#### [Goal of the exercise]
Omit every picture, and retype the lines that run from the beginning of the data below through the line containing "3500, 4000, 4500];", inclusive.

#### [Data]
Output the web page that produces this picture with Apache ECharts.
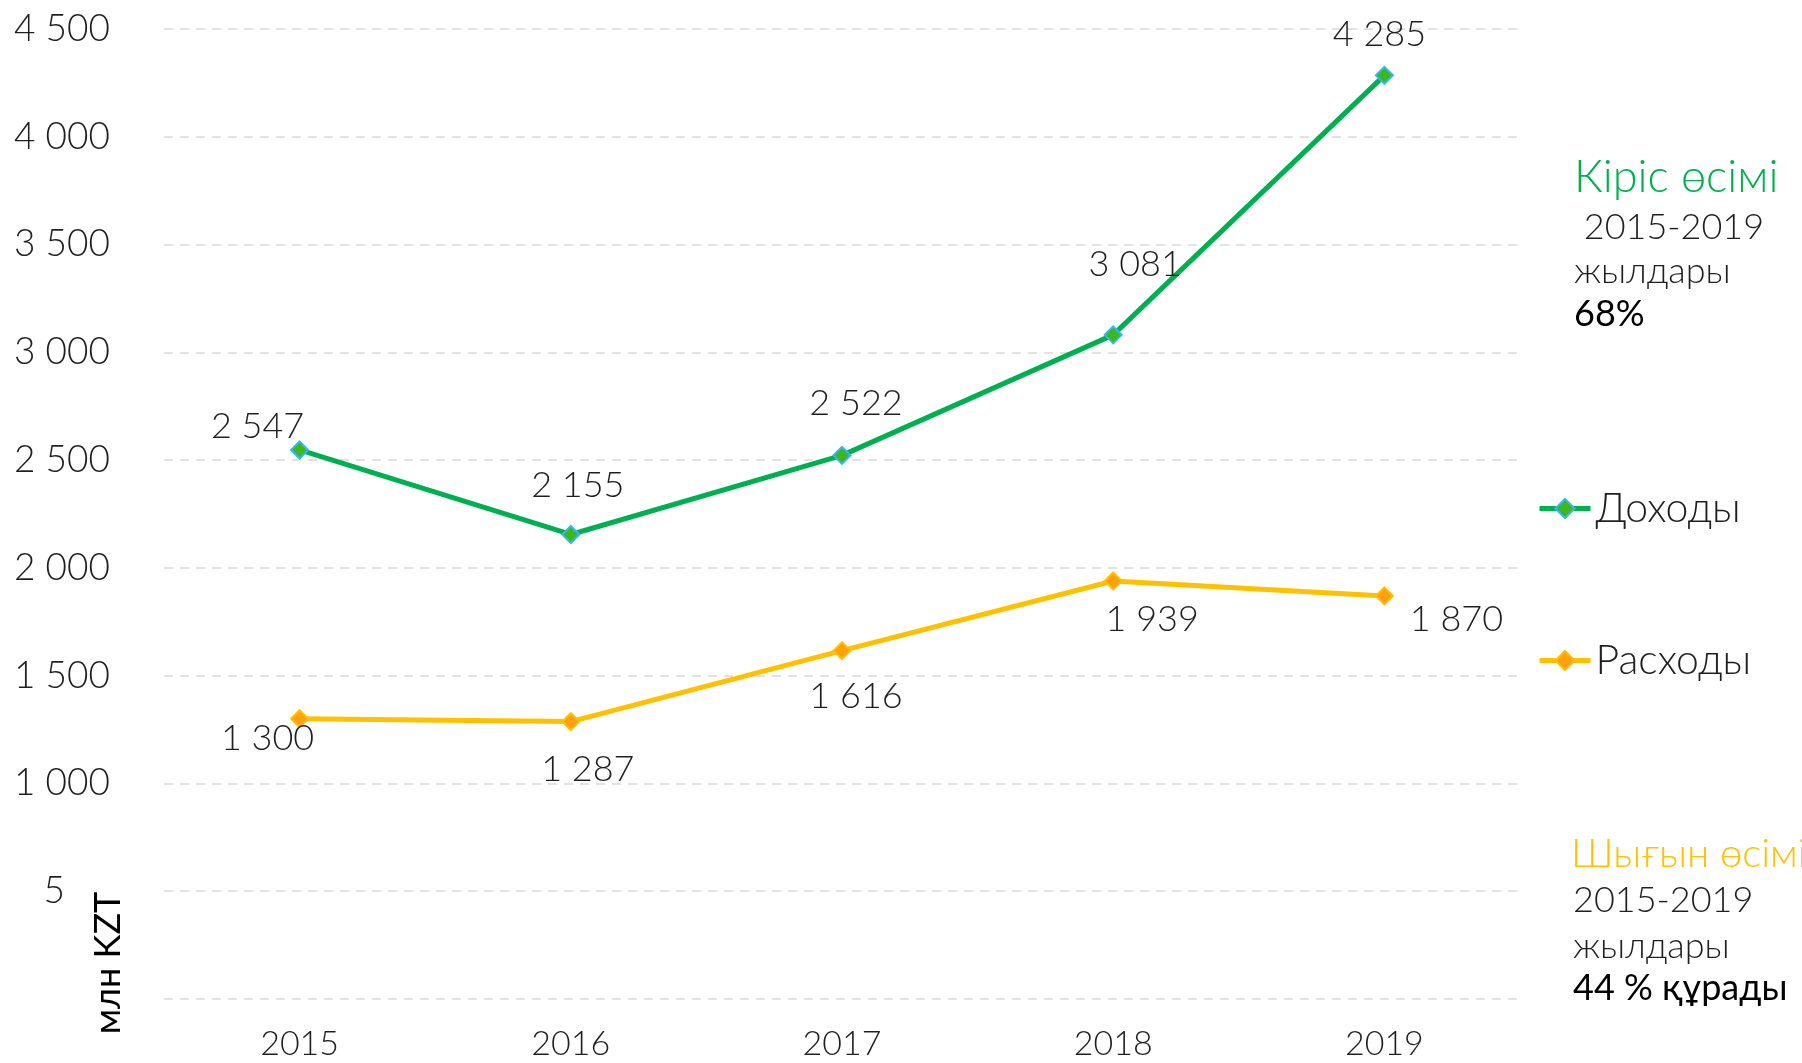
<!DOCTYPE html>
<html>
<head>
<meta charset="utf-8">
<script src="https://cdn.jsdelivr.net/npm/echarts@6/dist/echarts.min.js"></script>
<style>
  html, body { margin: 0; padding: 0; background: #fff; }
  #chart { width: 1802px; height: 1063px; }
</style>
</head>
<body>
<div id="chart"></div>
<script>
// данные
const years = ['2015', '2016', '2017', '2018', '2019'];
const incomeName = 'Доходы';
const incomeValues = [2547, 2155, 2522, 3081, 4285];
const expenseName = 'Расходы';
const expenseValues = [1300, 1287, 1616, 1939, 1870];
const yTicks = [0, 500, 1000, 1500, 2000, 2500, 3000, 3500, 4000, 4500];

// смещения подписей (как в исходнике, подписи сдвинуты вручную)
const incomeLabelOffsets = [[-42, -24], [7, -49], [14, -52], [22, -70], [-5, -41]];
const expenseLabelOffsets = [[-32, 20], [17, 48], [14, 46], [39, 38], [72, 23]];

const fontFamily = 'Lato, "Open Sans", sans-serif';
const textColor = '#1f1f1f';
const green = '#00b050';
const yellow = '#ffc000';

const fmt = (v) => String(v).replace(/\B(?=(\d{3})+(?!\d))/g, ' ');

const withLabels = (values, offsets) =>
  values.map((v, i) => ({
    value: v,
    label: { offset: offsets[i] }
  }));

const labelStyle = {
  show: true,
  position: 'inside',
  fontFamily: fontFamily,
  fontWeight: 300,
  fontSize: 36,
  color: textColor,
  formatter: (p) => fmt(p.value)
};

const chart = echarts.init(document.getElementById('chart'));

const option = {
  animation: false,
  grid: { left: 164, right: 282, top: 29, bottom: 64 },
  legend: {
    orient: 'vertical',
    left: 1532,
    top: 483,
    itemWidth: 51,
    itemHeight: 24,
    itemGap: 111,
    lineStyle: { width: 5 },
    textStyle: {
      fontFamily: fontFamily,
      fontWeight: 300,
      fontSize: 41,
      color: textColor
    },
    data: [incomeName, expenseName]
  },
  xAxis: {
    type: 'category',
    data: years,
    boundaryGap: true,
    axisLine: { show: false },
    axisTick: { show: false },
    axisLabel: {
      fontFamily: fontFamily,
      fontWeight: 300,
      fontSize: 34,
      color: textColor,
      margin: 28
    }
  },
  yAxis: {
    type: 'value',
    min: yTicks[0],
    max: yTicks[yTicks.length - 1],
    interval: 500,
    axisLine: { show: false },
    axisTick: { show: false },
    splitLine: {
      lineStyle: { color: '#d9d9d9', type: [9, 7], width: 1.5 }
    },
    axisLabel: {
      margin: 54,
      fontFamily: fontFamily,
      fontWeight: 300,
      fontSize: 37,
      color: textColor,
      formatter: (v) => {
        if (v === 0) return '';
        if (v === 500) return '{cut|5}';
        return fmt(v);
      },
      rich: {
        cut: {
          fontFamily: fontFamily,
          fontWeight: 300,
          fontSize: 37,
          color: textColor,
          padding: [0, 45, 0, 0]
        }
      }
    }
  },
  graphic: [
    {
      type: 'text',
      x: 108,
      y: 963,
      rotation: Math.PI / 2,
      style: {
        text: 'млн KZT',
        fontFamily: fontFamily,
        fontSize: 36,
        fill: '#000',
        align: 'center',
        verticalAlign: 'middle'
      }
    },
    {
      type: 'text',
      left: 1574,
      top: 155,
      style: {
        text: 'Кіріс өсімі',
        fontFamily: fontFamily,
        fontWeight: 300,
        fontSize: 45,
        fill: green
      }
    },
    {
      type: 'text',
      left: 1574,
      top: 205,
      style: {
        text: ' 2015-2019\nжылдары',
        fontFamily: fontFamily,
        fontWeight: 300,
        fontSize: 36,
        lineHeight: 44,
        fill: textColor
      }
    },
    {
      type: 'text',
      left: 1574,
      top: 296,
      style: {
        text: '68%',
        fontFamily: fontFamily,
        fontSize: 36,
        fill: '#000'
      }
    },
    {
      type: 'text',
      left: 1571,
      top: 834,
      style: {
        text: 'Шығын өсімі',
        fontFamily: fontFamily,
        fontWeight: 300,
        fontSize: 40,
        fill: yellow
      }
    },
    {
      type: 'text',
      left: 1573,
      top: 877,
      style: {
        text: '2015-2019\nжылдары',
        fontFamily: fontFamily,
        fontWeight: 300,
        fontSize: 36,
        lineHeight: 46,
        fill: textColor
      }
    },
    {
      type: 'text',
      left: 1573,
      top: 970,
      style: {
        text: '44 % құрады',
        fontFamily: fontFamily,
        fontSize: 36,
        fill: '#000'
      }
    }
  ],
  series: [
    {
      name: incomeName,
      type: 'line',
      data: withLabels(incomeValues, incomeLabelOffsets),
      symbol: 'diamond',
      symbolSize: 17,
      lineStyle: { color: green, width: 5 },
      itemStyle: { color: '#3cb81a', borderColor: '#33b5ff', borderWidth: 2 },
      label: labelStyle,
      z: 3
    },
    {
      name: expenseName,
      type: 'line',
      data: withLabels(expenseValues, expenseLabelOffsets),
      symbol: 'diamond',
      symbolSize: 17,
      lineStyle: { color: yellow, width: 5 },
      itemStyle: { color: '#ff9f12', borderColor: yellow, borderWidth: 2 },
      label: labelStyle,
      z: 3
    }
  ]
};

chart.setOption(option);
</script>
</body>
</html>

#### [Problem solution]
Output the web page that produces this picture with Apache ECharts.
<!DOCTYPE html>
<html>
<head>
<meta charset="utf-8">
<script src="https://cdn.jsdelivr.net/npm/echarts@6/dist/echarts.min.js"></script>
<style>
  html, body { margin: 0; padding: 0; background: #fff; }
  #chart { width: 1802px; height: 1063px; }
</style>
</head>
<body>
<div id="chart"></div>
<script>
// данные
const years = ['2015', '2016', '2017', '2018', '2019'];
const incomeName = 'Доходы';
const incomeValues = [2547, 2155, 2522, 3081, 4285];
const expenseName = 'Расходы';
const expenseValues = [1300, 1287, 1616, 1939, 1870];
const yTicks = [0, 500, 1000, 1500, 2000, 2500, 3000, 3500, 4000, 4500];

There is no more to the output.